Growing demand for turnkey office space suggests certainty of cost and speed to occupancy now rival location as decision-driving factors. This is particularly true for small and midsize users, as more than 75 percent of the first quarter’s deals were for less than 40,000 square feet.

Development activity

The central business district (CBD) construction pipeline has effectively gone dark with the delivery of The Fulton, 919 W. Fulton St., ending a new-supply cycle. For tenants in search of premier, newly built space, the market is quietly tightening. That dynamic is unlikely to reverse soon, and it may increasingly benefit building owners in sought-after submarkets over the next several quarters.

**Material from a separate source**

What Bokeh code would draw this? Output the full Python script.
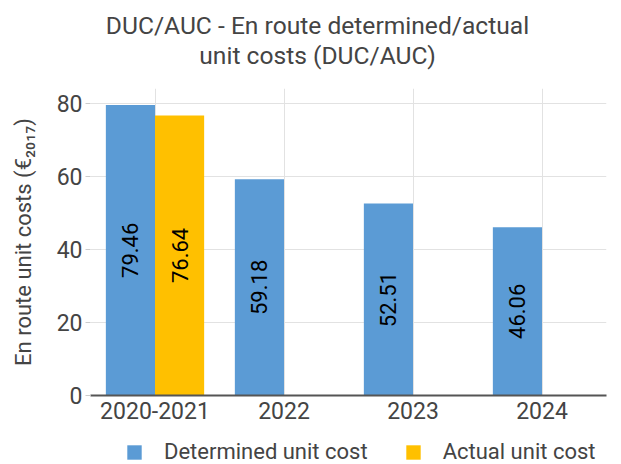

The most consequential development on the supply side, however, remains the ongoing transformation of the 1.2 million-square-foot Thompson Center. Google’s planned occupancy in 2027 will deliver premium renovated inventory to the Loop, and the tech giant has announced its intention to purchase the building outright. Investment research firm Morningstar is in advanced talks to lease roughly 300,000 square feet at the building, and Google is actively seeking to lease significant square footage to other third parties.

Office conversions are also reshaping Chicago’s inventory, with the city now home to the third-largest such pipeline in the country. Projects include the partial conversion of the Burnham Center at 111 W. Washington St. into up to 300 hotel rooms and residential redevelopments underway at 401 W. Ontario St. and 212 E. Ohio St. 

As obsolete space is removed from inventory and repositioned as housing or other asset classes, the quality of available office supply improves. This should create a slow-building tailwind for landlords with well-maintained, amenitized buildings.

The investment sales market is showing early signs of a reset, with transaction velocity accelerating even as individual asset values remain well below prior peaks. Bradford Allen’s quarterly report shows that more than $320 million in assets traded hands in the first quarter alone, compared with $476 million for all of 2025. The average price per square foot across CBD transactions, including short sales and foreclosure settlements, was $89. This is up from the $83 per-square-foot average of the previous quarter, and a significant jump from one year prior, when investment sales closed for $65 per square foot on average.

Despite lower market-wide valuations, two marquee deals fetched the highest prices in years. In January, Real Capital Solutions acquired 401 N. Michigan Ave. for $132.5 million. Across the street from the former Thompson Center, 161 N. Clark St. sold for $125 million. Both of these deals illustrate that well-located, quality assets are still drawing investor interest.

The distress-to-opportunity playbook was on full display elsewhere. A joint venture acquired the 1.4 million-square-foot 175 W. Jackson Blvd. for $41 million, an extraordinary discount of nearly 87 percent from its 2018 sales price of $306 million. Discovery Partners Institute, a University of Illinois-affiliated technology research center, picked up 250 S. Wacker Drive for approximately $24 million, representing a roughly 75 percent discount from its 2011 valuation. These transactions reflect a market finding its footing at new basis levels, one in which well-capitalized buyers with clear leasing strategies can compete aggressively for tenants in ways previously unavailable to them.

The Chicago CBD office market in 2026 is not one market, but many. The fundamentals facing a dated building in the Central Loop bear little resemblance to those of a trophy tower in Fulton Market or the West Loop. That bifurcation is becoming more entrenched, not less, and it will define the competitive landscape for tenants and landlords alike for years to come. The market’s recovery is real, but it is unbalanced, and those in the most desirable assets and submarkets will feel it first.